As in Delaware, Schwinn's overseer, TEA commissioner Mike Morath, came to her defense in a statement, saying her "background and leadership reflects a distinguished career committed to schoolchildren." The statement from his office concludes, "Commissioner Morath has committed to strengthening student and parent supports for special education. That work continues."
For Flores, who pulled her son from his school in Texas after what she described as a traumatic experience, the idea Schwinn is now being considered for the top education job in Massachusetts is "insulting."
"Massachusetts is, like, number one in the country for special education services. They do a stellar job of seeing to their students," Flores said. "And I think that hiring her would be an extreme disservice to those students."
"She's very good at being relatable and open. But I think she's even better and even more admirable under attack -- because it takes a caring, mature person to respond calmly and to respond with children first."Tu Moua, a former colleague from the Sacramento Unified School District
It's safe to say Schwinn can expect difficult questions about past controversies during her public interview on Friday. But when the going gets tough, Schwinn shines brightest, said Tu Moua, her former colleague from the Sacramento Unified School District. The two women collaborated on the district's first "report card" for school performance and accountability.

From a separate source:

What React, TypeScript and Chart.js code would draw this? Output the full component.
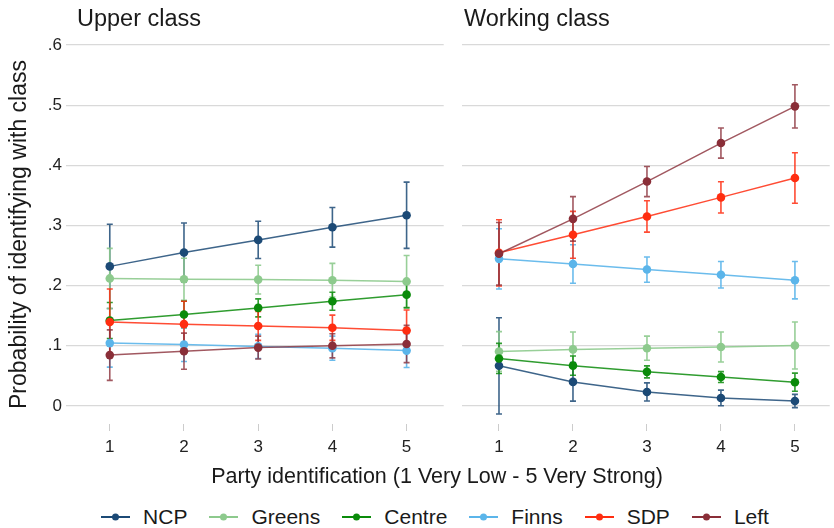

That process, too, prompted criticisms from teachers and parents in the community — and some of those were, to Moua's mind, unfair. But she remembers that Schwinn bore up remarkably well under the pressure.
"She's very good at being relatable and open," she said. "But I think she's even better and even more admirable under attack — because it takes a caring, mature person to respond calmly and to respond with children first."